Dataset extract =
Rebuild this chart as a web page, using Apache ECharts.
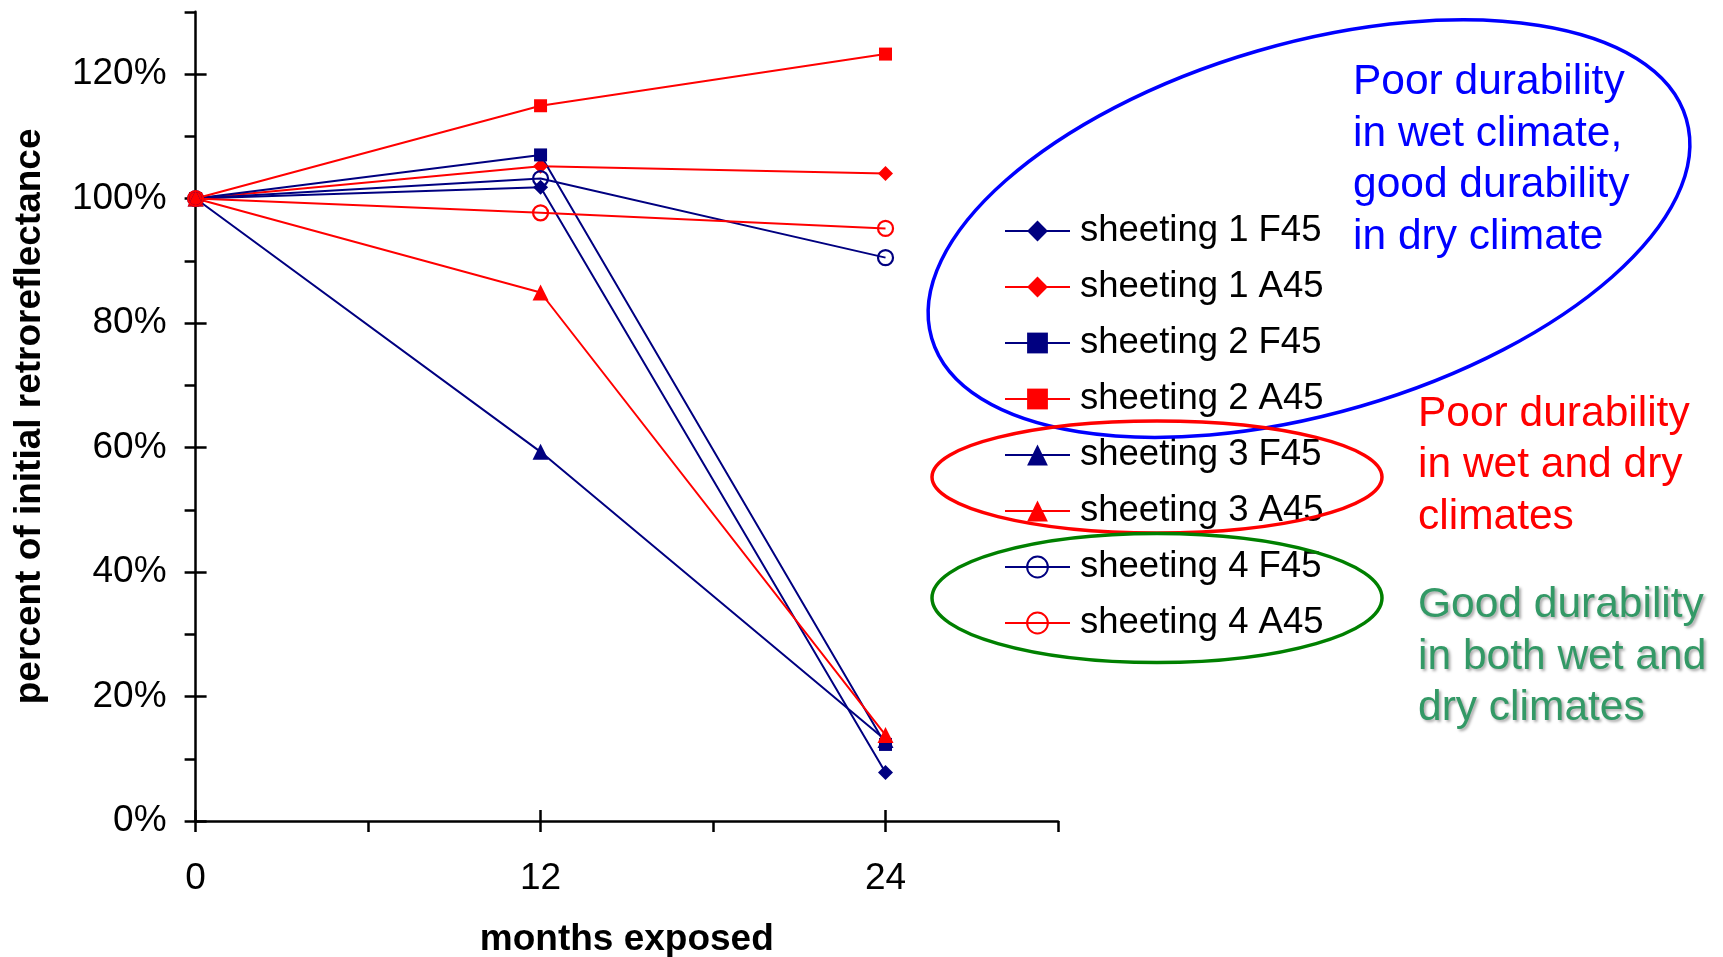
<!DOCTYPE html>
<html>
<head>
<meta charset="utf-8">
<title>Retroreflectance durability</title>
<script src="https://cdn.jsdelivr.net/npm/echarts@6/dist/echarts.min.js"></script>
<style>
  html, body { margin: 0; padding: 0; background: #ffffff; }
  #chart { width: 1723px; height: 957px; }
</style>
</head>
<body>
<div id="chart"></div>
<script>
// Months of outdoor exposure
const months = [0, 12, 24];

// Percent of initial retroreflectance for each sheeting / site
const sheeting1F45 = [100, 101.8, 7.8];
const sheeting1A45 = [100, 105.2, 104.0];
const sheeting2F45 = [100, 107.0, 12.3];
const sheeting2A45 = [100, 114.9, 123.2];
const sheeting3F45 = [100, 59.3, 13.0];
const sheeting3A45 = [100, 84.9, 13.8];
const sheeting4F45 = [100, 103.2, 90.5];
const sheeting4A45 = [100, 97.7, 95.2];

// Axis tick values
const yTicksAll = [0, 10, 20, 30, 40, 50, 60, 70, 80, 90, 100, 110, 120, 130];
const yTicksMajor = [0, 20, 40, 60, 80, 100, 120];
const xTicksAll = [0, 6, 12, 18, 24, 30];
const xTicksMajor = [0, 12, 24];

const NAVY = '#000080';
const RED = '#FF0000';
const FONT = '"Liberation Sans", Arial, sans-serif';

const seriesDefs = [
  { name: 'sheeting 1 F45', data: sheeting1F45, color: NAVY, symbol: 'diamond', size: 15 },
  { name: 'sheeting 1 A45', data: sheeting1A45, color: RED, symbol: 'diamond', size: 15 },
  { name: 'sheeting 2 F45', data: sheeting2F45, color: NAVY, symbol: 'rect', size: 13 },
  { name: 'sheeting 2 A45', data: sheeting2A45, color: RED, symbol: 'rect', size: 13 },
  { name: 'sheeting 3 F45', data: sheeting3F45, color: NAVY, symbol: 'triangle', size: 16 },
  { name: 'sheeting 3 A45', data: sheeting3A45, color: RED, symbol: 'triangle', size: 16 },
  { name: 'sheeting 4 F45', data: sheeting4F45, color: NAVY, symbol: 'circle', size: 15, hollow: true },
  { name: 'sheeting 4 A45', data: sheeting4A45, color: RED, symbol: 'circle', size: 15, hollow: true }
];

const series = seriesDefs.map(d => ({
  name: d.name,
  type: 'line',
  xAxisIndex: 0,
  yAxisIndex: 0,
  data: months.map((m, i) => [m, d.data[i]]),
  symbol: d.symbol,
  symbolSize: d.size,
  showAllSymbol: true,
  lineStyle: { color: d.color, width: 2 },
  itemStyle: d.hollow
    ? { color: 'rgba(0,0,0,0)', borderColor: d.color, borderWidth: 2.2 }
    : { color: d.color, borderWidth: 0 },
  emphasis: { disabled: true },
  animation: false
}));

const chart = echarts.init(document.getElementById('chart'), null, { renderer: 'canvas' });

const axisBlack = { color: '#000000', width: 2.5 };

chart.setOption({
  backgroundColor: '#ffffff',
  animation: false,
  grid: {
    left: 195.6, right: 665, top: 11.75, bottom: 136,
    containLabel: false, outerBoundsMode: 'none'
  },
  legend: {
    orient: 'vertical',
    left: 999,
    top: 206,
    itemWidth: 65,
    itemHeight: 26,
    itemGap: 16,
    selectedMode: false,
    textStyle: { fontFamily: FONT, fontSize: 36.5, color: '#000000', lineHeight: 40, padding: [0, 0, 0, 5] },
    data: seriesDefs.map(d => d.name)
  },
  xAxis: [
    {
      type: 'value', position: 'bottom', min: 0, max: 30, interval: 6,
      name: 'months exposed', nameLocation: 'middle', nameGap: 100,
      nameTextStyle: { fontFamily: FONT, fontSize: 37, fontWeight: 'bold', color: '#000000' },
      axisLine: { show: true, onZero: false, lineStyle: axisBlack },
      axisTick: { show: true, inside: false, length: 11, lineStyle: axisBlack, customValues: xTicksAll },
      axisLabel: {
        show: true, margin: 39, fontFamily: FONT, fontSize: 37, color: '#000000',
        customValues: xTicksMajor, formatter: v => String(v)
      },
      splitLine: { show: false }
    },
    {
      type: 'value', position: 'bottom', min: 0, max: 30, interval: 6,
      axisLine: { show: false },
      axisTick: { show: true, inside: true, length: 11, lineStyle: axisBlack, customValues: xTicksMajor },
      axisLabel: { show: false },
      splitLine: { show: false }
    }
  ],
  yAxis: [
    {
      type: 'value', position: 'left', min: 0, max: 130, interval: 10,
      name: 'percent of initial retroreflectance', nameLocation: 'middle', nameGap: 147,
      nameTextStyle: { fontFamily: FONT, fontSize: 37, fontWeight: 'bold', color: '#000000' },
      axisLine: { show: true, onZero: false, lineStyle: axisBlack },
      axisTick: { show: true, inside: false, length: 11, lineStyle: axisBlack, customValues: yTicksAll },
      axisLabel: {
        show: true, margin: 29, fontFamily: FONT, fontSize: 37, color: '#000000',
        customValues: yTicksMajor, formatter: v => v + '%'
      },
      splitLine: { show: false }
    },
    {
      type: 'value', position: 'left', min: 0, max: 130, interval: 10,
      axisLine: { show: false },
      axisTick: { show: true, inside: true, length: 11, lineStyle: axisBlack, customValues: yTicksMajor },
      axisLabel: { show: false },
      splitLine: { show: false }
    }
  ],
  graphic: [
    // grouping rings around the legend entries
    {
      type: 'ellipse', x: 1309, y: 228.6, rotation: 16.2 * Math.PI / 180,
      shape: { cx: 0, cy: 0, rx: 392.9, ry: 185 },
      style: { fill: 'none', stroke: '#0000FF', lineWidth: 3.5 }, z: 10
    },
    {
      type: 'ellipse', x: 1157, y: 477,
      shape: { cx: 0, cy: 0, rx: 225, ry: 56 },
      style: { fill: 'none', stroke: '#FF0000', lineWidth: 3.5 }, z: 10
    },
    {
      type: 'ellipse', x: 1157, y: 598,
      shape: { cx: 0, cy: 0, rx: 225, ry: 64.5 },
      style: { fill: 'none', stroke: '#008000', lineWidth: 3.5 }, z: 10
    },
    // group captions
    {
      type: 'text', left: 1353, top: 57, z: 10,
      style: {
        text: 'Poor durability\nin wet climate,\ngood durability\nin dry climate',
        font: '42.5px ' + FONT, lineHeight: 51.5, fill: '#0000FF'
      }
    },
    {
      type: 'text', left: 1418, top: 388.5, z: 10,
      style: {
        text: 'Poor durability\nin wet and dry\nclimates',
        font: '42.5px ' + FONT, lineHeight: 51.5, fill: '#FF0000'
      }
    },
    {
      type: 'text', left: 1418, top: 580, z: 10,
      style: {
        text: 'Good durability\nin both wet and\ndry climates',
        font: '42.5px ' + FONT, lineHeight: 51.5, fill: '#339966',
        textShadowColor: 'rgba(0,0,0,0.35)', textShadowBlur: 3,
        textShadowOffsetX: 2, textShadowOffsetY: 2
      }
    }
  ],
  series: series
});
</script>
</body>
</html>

Job =
Every line above should be repeated exactly; pictures stay out of the copy.

Answer to the task =
Rebuild this chart as a web page, using Apache ECharts.
<!DOCTYPE html>
<html>
<head>
<meta charset="utf-8">
<title>Retroreflectance durability</title>
<script src="https://cdn.jsdelivr.net/npm/echarts@6/dist/echarts.min.js"></script>
<style>
  html, body { margin: 0; padding: 0; background: #ffffff; }
  #chart { width: 1723px; height: 957px; }
</style>
</head>
<body>
<div id="chart"></div>
<script>
// Months of outdoor exposure
const months = [0, 12, 24];

// Percent of initial retroreflectance for each sheeting / site
const sheeting1F45 = [100, 101.8, 7.8];
const sheeting1A45 = [100, 105.2, 104.0];
const sheeting2F45 = [100, 107.0, 12.3];
const sheeting2A45 = [100, 114.9, 123.2];
const sheeting3F45 = [100, 59.3, 13.0];
const sheeting3A45 = [100, 84.9, 13.8];
const sheeting4F45 = [100, 103.2, 90.5];
const sheeting4A45 = [100, 97.7, 95.2];

// Axis tick values
const yTicksAll = [0, 10, 20, 30, 40, 50, 60, 70, 80, 90, 100, 110, 120, 130];
const yTicksMajor = [0, 20, 40, 60, 80, 100, 120];
const xTicksAll = [0, 6, 12, 18, 24, 30];
const xTicksMajor = [0, 12, 24];

const NAVY = '#000080';
const RED = '#FF0000';
const FONT = '"Liberation Sans", Arial, sans-serif';

const seriesDefs = [
  { name: 'sheeting 1 F45', data: sheeting1F45, color: NAVY, symbol: 'diamond', size: 15 },
  { name: 'sheeting 1 A45', data: sheeting1A45, color: RED, symbol: 'diamond', size: 15 },
  { name: 'sheeting 2 F45', data: sheeting2F45, color: NAVY, symbol: 'rect', size: 13 },
  { name: 'sheeting 2 A45', data: sheeting2A45, color: RED, symbol: 'rect', size: 13 },
  { name: 'sheeting 3 F45', data: sheeting3F45, color: NAVY, symbol: 'triangle', size: 16 },
  { name: 'sheeting 3 A45', data: sheeting3A45, color: RED, symbol: 'triangle', size: 16 },
  { name: 'sheeting 4 F45', data: sheeting4F45, color: NAVY, symbol: 'circle', size: 15, hollow: true },
  { name: 'sheeting 4 A45', data: sheeting4A45, color: RED, symbol: 'circle', size: 15, hollow: true }
];

const series = seriesDefs.map(d => ({
  name: d.name,
  type: 'line',
  xAxisIndex: 0,
  yAxisIndex: 0,
  data: months.map((m, i) => [m, d.data[i]]),
  symbol: d.symbol,
  symbolSize: d.size,
  showAllSymbol: true,
  lineStyle: { color: d.color, width: 2 },
  itemStyle: d.hollow
    ? { color: 'rgba(0,0,0,0)', borderColor: d.color, borderWidth: 2.2 }
    : { color: d.color, borderWidth: 0 },
  emphasis: { disabled: true },
  animation: false
}));

const chart = echarts.init(document.getElementById('chart'), null, { renderer: 'canvas' });

const axisBlack = { color: '#000000', width: 2.5 };

chart.setOption({
  backgroundColor: '#ffffff',
  animation: false,
  grid: {
    left: 195.6, right: 665, top: 11.75, bottom: 136,
    containLabel: false, outerBoundsMode: 'none'
  },
  legend: {
    orient: 'vertical',
    left: 999,
    top: 206,
    itemWidth: 65,
    itemHeight: 26,
    itemGap: 16,
    selectedMode: false,
    textStyle: { fontFamily: FONT, fontSize: 36.5, color: '#000000', lineHeight: 40, padding: [0, 0, 0, 5] },
    data: seriesDefs.map(d => d.name)
  },
  xAxis: [
    {
      type: 'value', position: 'bottom', min: 0, max: 30, interval: 6,
      name: 'months exposed', nameLocation: 'middle', nameGap: 100,
      nameTextStyle: { fontFamily: FONT, fontSize: 37, fontWeight: 'bold', color: '#000000' },
      axisLine: { show: true, onZero: false, lineStyle: axisBlack },
      axisTick: { show: true, inside: false, length: 11, lineStyle: axisBlack, customValues: xTicksAll },
      axisLabel: {
        show: true, margin: 39, fontFamily: FONT, fontSize: 37, color: '#000000',
        customValues: xTicksMajor, formatter: v => String(v)
      },
      splitLine: { show: false }
    },
    {
      type: 'value', position: 'bottom', min: 0, max: 30, interval: 6,
      axisLine: { show: false },
      axisTick: { show: true, inside: true, length: 11, lineStyle: axisBlack, customValues: xTicksMajor },
      axisLabel: { show: false },
      splitLine: { show: false }
    }
  ],
  yAxis: [
    {
      type: 'value', position: 'left', min: 0, max: 130, interval: 10,
      name: 'percent of initial retroreflectance', nameLocation: 'middle', nameGap: 147,
      nameTextStyle: { fontFamily: FONT, fontSize: 37, fontWeight: 'bold', color: '#000000' },
      axisLine: { show: true, onZero: false, lineStyle: axisBlack },
      axisTick: { show: true, inside: false, length: 11, lineStyle: axisBlack, customValues: yTicksAll },
      axisLabel: {
        show: true, margin: 29, fontFamily: FONT, fontSize: 37, color: '#000000',
        customValues: yTicksMajor, formatter: v => v + '%'
      },
      splitLine: { show: false }
    },
    {
      type: 'value', position: 'left', min: 0, max: 130, interval: 10,
      axisLine: { show: false },
      axisTick: { show: true, inside: true, length: 11, lineStyle: axisBlack, customValues: yTicksMajor },
      axisLabel: { show: false },
      splitLine: { show: false }
    }
  ],
  graphic: [
    // grouping rings around the legend entries
    {
      type: 'ellipse', x: 1309, y: 228.6, rotation: 16.2 * Math.PI / 180,
      shape: { cx: 0, cy: 0, rx: 392.9, ry: 185 },
      style: { fill: 'none', stroke: '#0000FF', lineWidth: 3.5 }, z: 10
    },
    {
      type: 'ellipse', x: 1157, y: 477,
      shape: { cx: 0, cy: 0, rx: 225, ry: 56 },
      style: { fill: 'none', stroke: '#FF0000', lineWidth: 3.5 }, z: 10
    },
    {
      type: 'ellipse', x: 1157, y: 598,
      shape: { cx: 0, cy: 0, rx: 225, ry: 64.5 },
      style: { fill: 'none', stroke: '#008000', lineWidth: 3.5 }, z: 10
    },
    // group captions
    {
      type: 'text', left: 1353, top: 57, z: 10,
      style: {
        text: 'Poor durability\nin wet climate,\ngood durability\nin dry climate',
        font: '42.5px ' + FONT, lineHeight: 51.5, fill: '#0000FF'
      }
    },
    {
      type: 'text', left: 1418, top: 388.5, z: 10,
      style: {
        text: 'Poor durability\nin wet and dry\nclimates',
        font: '42.5px ' + FONT, lineHeight: 51.5, fill: '#FF0000'
      }
    },
    {
      type: 'text', left: 1418, top: 580, z: 10,
      style: {
        text: 'Good durability\nin both wet and\ndry climates',
        font: '42.5px ' + FONT, lineHeight: 51.5, fill: '#339966',
        textShadowColor: 'rgba(0,0,0,0.35)', textShadowBlur: 3,
        textShadowOffsetX: 2, textShadowOffsetY: 2
      }
    }
  ],
  series: series
});
</script>
</body>
</html>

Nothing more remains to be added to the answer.